In geometry, an inscribed planar shape or solid is one that is enclosed by and fits snugly inside another geometric shape or solid. To say that "figure F is inscribed in figure G" means precisely the same thing as "figure G is circumscribed about figure F". A circle or ellipse inscribed in a convex polygon (or a sphere or ellipsoid inscribed in a convex polyhedron) is tangent to every side or face of the outer figure (but see Inscribed sphere for semantic variants). A polygon inscribed in a circle, ellipse, or polygon (or a polyhedron inscribed in a sphere, ellipsoid, or polyhedron) has each vertex on the outer figure; if the outer figure is a polygon or polyhedron, there must be a vertex of the inscribed polygon or polyhedron on each side of the outer figure. An inscribed figure is not necessarily unique in orientation; this can easily be seen, for example, when the given outer figure is a circle, in which case a rotation of an inscribed figure gives another inscribed figure that is congruent to the original one.

Familiar examples of inscribed figures include circles inscribed in triangles or regular polygons, and triangles or regular polygons inscribed in circles. A circle inscribed in any polygon is called its incircle, in which case the polygon is said to be a tangential polygon. A polygon inscribed in a circle is said to be a cyclic polygon, and the circle is said to be its circumscribed circle or circumcircle.

The inradius or filling radius of a given outer figure is the radius of the inscribed circle or sphere, if it exists.

The definition given above assumes that the objects concerned are embedded in two- or three-dimensional Euclidean space, but can easily be generalized to higher dimensions and other metric spaces.

For an alternative usage of the term "inscribed", see the inscribed square problem, in which a square is considered to be inscribed in another figure (even a non-convex one) if all four of its vertices are on that figure.

==Properties==

- Every circle has an inscribed triangle with any three given angle measures (summing of course to 180°), and every triangle can be inscribed in some circle (which is called its circumscribed circle or circumcircle).
- Every triangle has an inscribed circle, called the incircle.
- Every circle has an inscribed regular polygon of n sides, for any n ≥ 3, and every regular polygon can be inscribed in some circle (called its circumcircle).
- Every regular polygon has an inscribed circle (called its incircle), and every circle can be inscribed in some regular polygon of n sides, for any n ≥ 3.
- Not every polygon with more than three sides has an inscribed circle; those polygons that do are called tangential polygons.

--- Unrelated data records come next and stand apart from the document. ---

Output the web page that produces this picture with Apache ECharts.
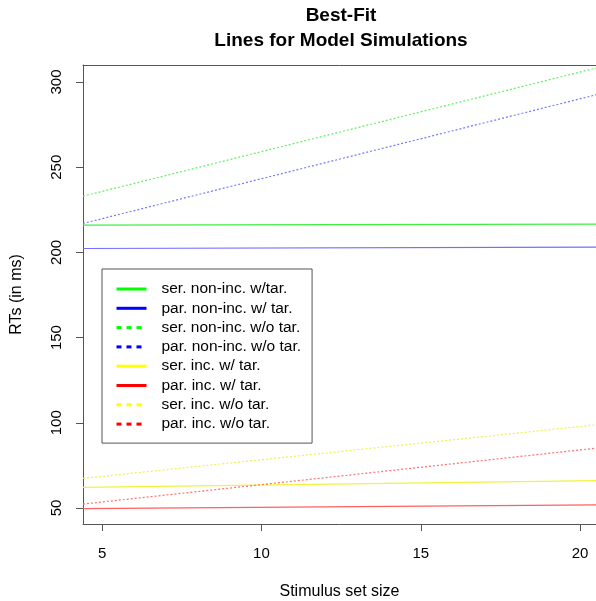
<!DOCTYPE html>
<html>
<head>
<meta charset="utf-8">
<script src="https://cdn.jsdelivr.net/npm/echarts@6/dist/echarts.min.js"></script>
<style>html,body{margin:0;padding:0;background:#fff}#c{width:596px;height:601px}</style>
</head>
<body>
<div id="c"></div>
<script>
// Data (line endpoints at the plot's visible x-range edges)
const xEnds = [4.4, 20.5];
const seriesNames = ['ser. non-inc. w/tar.', 'par. non-inc. w/ tar.', 'ser. non-inc. w/o tar.', 'par. non-inc. w/o tar.',
                     'ser. inc. w/ tar.', 'par. inc. w/ tar.', 'ser. inc. w/o tar.', 'par. inc. w/o tar.'];
const serNonIncWTar = [216.0, 216.6];
const parNonIncWTar = [202.3, 203.1];
const serNonIncWoTar = [233.0, 308.2];
const parNonIncWoTar = [217.0, 292.5];
const serIncWTar = [62.1, 66.0];
const parIncWTar = [49.6, 51.8];
const serIncWoTar = [67.4, 98.8];
const parIncWoTar = [52.3, 85.1];
const xTicks = [5, 10, 15, 20];
const yTicks = [50, 100, 150, 200, 250, 300];

const allValues = [serNonIncWTar, parNonIncWTar, serNonIncWoTar, parNonIncWoTar, serIncWTar, parIncWTar, serIncWoTar, parIncWoTar];
const legendColors = ['#00ff00', '#0000ff', '#00ff00', '#0000ff', '#ffff00', '#ff0000', '#ffff00', '#ff0000'];
const lineColors = ['#40ee40', '#7070ff', '#60f060', '#7878ff', '#f2f240', '#ff6060', '#f0f050', '#ff7070'];
const dotted = [false, false, true, true, false, false, true, true];

const font = 'Liberation Sans, Arial, Helvetica, sans-serif';

const series = seriesNames.map((n, i) => ({
  name: n,
  type: 'line',
  symbol: 'none',
  silent: true,
  animation: false,
  data: xEnds.map((x, j) => [x, allValues[i][j]]),
  lineStyle: { color: lineColors[i], width: 1.2, type: dotted[i] ? [2, 2] : 'solid' },
  itemStyle: { color: legendColors[i] }
}));

const chart = echarts.init(document.getElementById('c'), null, { renderer: 'canvas' });
chart.setOption({
  animation: false,
  backgroundColor: '#fff',
  graphic: [
    { type: 'text', x: 341, y: 16, style: { text: 'Best-Fit', fill: '#000', font: 'bold 19px ' + font, textAlign: 'center', textVerticalAlign: 'middle' } },
    { type: 'text', x: 341, y: 41, style: { text: 'Lines for Model Simulations', fill: '#000', font: 'bold 19px ' + font, textAlign: 'center', textVerticalAlign: 'middle' } }
  ],
  grid: { left: 83, top: 65, right: 0, bottom: 77, show: false, containLabel: false, outerBoundsMode: 'none' },
  legend: {
    orient: 'vertical', left: 102, top: 269,
    padding: [12, 11, 11, 13],
    borderColor: '#555', borderWidth: 1,
    itemWidth: 30, itemHeight: 14, itemGap: 3.3,
    textStyle: { fontFamily: font, fontSize: 15.5, lineHeight: 14, color: '#000', padding: [0, 0, 0, 10] },
    data: seriesNames.map((n, i) => ({
      name: n,
      itemStyle: { color: legendColors[i], opacity: 0, borderWidth: 0 },
      lineStyle: { color: legendColors[i], width: 3, type: dotted[i] ? [5, 5] : 'solid' }
    }))
  },
  xAxis: [{
    type: 'value', min: 4.4, max: 20.5,
    name: 'Stimulus set size', nameLocation: 'middle', nameGap: 60,
    nameTextStyle: { fontFamily: font, fontSize: 16, color: '#000' },
    splitLine: { show: false },
    axisLine: { show: true, onZero: false, lineStyle: { color: '#555' } },
    axisTick: { show: true, length: 7, customValues: xTicks, lineStyle: { color: '#555' } },
    axisLabel: { customValues: xTicks, margin: 22, fontFamily: font, fontSize: 15, color: '#000' }
  }, {
    type: 'value', min: 4.4, max: 20.5, position: 'top',
    splitLine: { show: false },
    axisLine: { show: true, onZero: false, lineStyle: { color: '#555' } },
    axisTick: { show: false }, axisLabel: { show: false }
  }],
  yAxis: {
    type: 'value', min: 40.6, max: 310,
    name: 'RTs (in ms)', nameLocation: 'middle', nameGap: 58, nameRotate: 90,
    nameTextStyle: { fontFamily: font, fontSize: 16, color: '#000' },
    splitLine: { show: false },
    axisLine: { show: true, onZero: false, lineStyle: { color: '#555' } },
    axisTick: { show: true, length: 7, customValues: yTicks, lineStyle: { color: '#555' } },
    axisLabel: { customValues: yTicks, rotate: 90, margin: 26, fontFamily: font, fontSize: 15, color: '#000', align: 'center', verticalAlign: 'middle' }
  },
  series: series
});
</script>
</body>
</html>
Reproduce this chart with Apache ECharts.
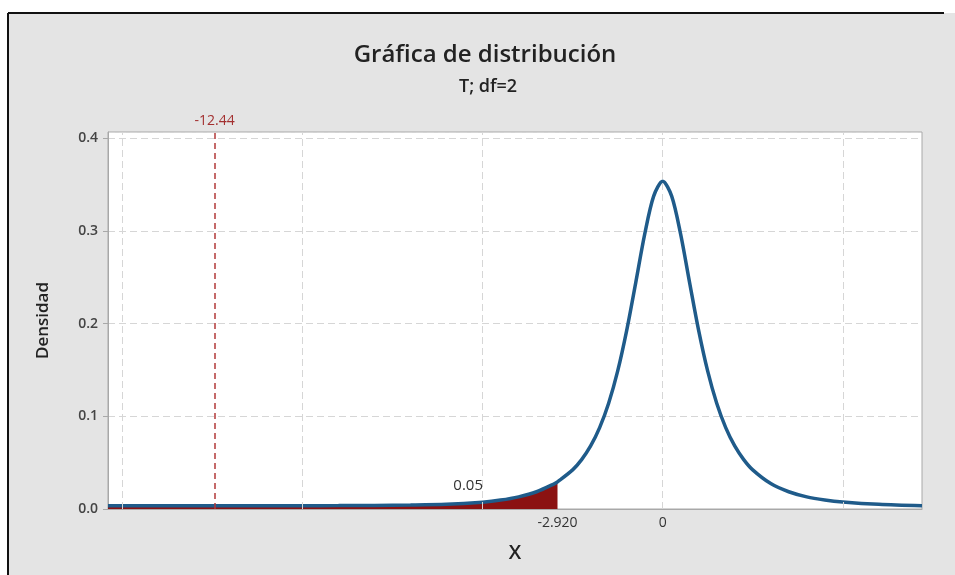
<!DOCTYPE html>
<html>
<head>
<meta charset="utf-8">
<script src="https://cdn.jsdelivr.net/npm/echarts@6/dist/echarts.min.js"></script>
<style>
html,body{margin:0;padding:0;background:#ffffff;}
#chart{width:955px;height:575px;}
</style>
</head>
<body>
<div id="chart"></div>
<script>
// ---- data ----
const xValues = [-15.4, -14, -12, -10, -9, -8, -7, -6, -5, -4.5, -4, -3.5, -3, -2.92,
  -2.5, -2.25, -2, -1.75, -1.5, -1.25, -1, -0.75, -0.5, -0.25, 0,
  0.25, 0.5, 0.75, 1, 1.25, 1.5, 1.75, 2, 2.25, 2.5, 3, 3.5, 4, 4.5, 5, 6, 7.2];
const densityValues = [0.0034, 0.0034, 0.0035, 0.0036, 0.0037, 0.0039, 0.0042, 0.0050, 0.0074, 0.0096, 0.0131, 0.0186, 0.0274, 0.0293,
  0.0422, 0.0533, 0.0680, 0.0878, 0.1141, 0.1487, 0.1925, 0.2438, 0.2963, 0.3376, 0.3536,
  0.3376, 0.2963, 0.2438, 0.1925, 0.1487, 0.1141, 0.0878, 0.0680, 0.0533, 0.0422, 0.0274, 0.0186, 0.0131, 0.0098, 0.0076, 0.0050, 0.0034];
const criticalValue = -2.920;
const tailProbability = '0.05';
const referenceValue = -12.44;
const xGridValues = [-15, -10, -5, 0, 5];
const xTickValues = [-2.92, 0];
const xRange = [-15.4, 7.2];
const yRange = [0, 0.4068];

const curveData = xValues.map((x, i) => [x, densityValues[i]]);
const tailData = curveData.filter(p => p[0] <= criticalValue + 1e-9);

const chart = echarts.init(document.getElementById('chart'));
const FONT = '"Open Sans", "Noto Sans", sans-serif';
chart.setOption({
  animation: false,
  backgroundColor: '#ffffff',
  graphic: [
    { type: 'rect', z: -10, shape: { x: 8, y: 13, width: 960, height: 580 },
      style: { fill: '#e4e4e4', stroke: null } },
    { type: 'line', z: -9, shape: { x1: 8, y1: 13, x2: 944, y2: 13 }, style: { stroke: '#111', lineWidth: 2 } },
    { type: 'line', z: -9, shape: { x1: 8, y1: 13, x2: 8, y2: 580 }, style: { stroke: '#111', lineWidth: 2 } },
    { type: 'text', z: 10, style: { x: 485, y: 55, text: 'Gráfica de distribución', textAlign: 'center', textVerticalAlign: 'middle',
      font: '600 24px ' + FONT, fill: '#222' } },
    { type: 'text', z: 10, style: { x: 488, y: 87, text: 'T; df=2', textAlign: 'center', textVerticalAlign: 'middle',
      font: '600 18px ' + FONT, fill: '#222' } }
  ],
  grid: { left: 108, right: 33, top: 132, bottom: 66, show: true, backgroundColor: '#ffffff',
    borderColor: '#a8a8a8', borderWidth: 1, containLabel: false },
  xAxis: {
    type: 'value', min: xRange[0], max: xRange[1],
    name: 'X', nameLocation: 'middle', nameGap: 34,
    nameTextStyle: { fontFamily: FONT, fontSize: 20, fontWeight: 600, color: '#222' },
    axisLine: { show: true, onZero: false, lineStyle: { color: '#a8a8a8' } },
    axisTick: { show: false },
    splitLine: { show: false },
    axisLabel: { customValues: xTickValues, margin: 7, fontFamily: FONT, fontSize: 14, color: '#333',
      formatter: v => (Math.abs(v) < 1e-9 ? '0' : v.toFixed(3)) }
  },
  yAxis: {
    type: 'value', min: yRange[0], max: yRange[1], interval: 0.1,
    name: 'Densidad', nameLocation: 'middle', nameGap: 56, nameRotate: 90,
    nameTextStyle: { fontFamily: FONT, fontSize: 17, fontWeight: 600, color: '#222' },
    axisLine: { show: true, onZero: false, lineStyle: { color: '#a8a8a8' } },
    axisTick: { show: true, inside: false, length: 5, lineStyle: { color: '#a8a8a8' } },
    splitLine: { show: true, lineStyle: { color: '#d6d6d6', type: [7, 4], width: 1 } },
    axisLabel: { margin: 10, fontFamily: FONT, fontSize: 14, fontWeight: 600, color: '#444',
      formatter: v => v.toFixed(1) }
  },
  series: [
    {
      type: 'line', data: [], z: 1, silent: true,
      markLine: { silent: true, symbol: 'none', label: { show: false },
        lineStyle: { color: '#d6d6d6', type: [7, 4], width: 1 },
        data: xGridValues.map(v => ({ xAxis: v })) }
    },
    {
      type: 'line', data: tailData, z: 2, showSymbol: false, smooth: 0.3, silent: true,
      lineStyle: { width: 0 }, areaStyle: { color: '#8b1212', opacity: 1 },
      markPoint: { silent: true, symbol: 'rect', symbolSize: 1,
        itemStyle: { color: 'rgba(0,0,0,0)' },
        label: { show: true, formatter: tailProbability, position: 'inside', fontFamily: FONT, fontSize: 15, color: '#333' },
        data: [{ coord: [-5.4, 0.025] }] }
    },
    {
      type: 'line', data: curveData, z: 3, showSymbol: false, smooth: 0.3, silent: true,
      lineStyle: { color: '#1f5b8a', width: 3.5 },
      markLine: { silent: true, symbol: 'none',
        lineStyle: { color: '#b23a3a', type: [6, 4], width: 1.5 },
        label: { show: true, position: 'end', formatter: String(referenceValue), distance: 4,
          fontFamily: FONT, fontSize: 14, color: '#a33030' },
        data: [{ xAxis: referenceValue }] }
    }
  ]
});
</script>
</body>
</html>
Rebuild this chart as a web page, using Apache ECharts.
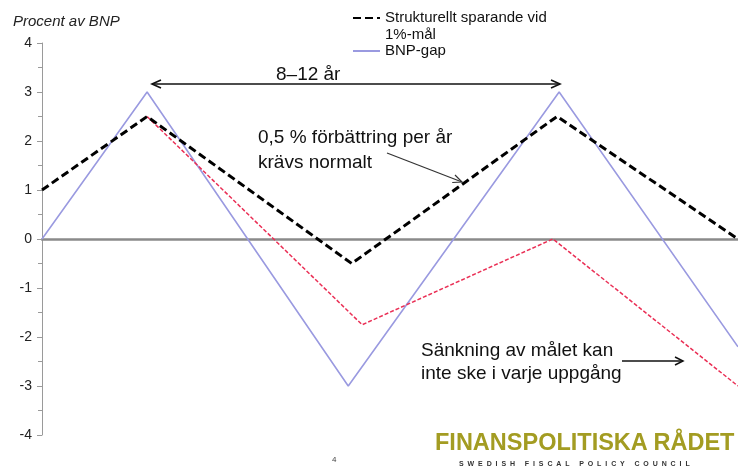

Not every polygon with more than three sides is an inscribed polygon of a circle; those polygons that are so inscribed are called cyclic polygons.
- Every triangle can be inscribed in an ellipse, called its Steiner circumellipse or simply its Steiner ellipse, whose center is the triangle's centroid.
- Every triangle has an infinitude of inscribed ellipses. One of them is a circle, and one of them is the Steiner inellipse which is tangent to the triangle at the midpoints of the sides.
- Every acute triangle has three inscribed squares. In a right triangle two of them are merged and coincide with each other, so there are only two distinct inscribed squares. An obtuse triangle has a single inscribed square, with one side coinciding with part of the triangle's longest side.
- A Reuleaux triangle, or more generally any curve of constant width, can be inscribed with any orientation inside a square of the appropriate size.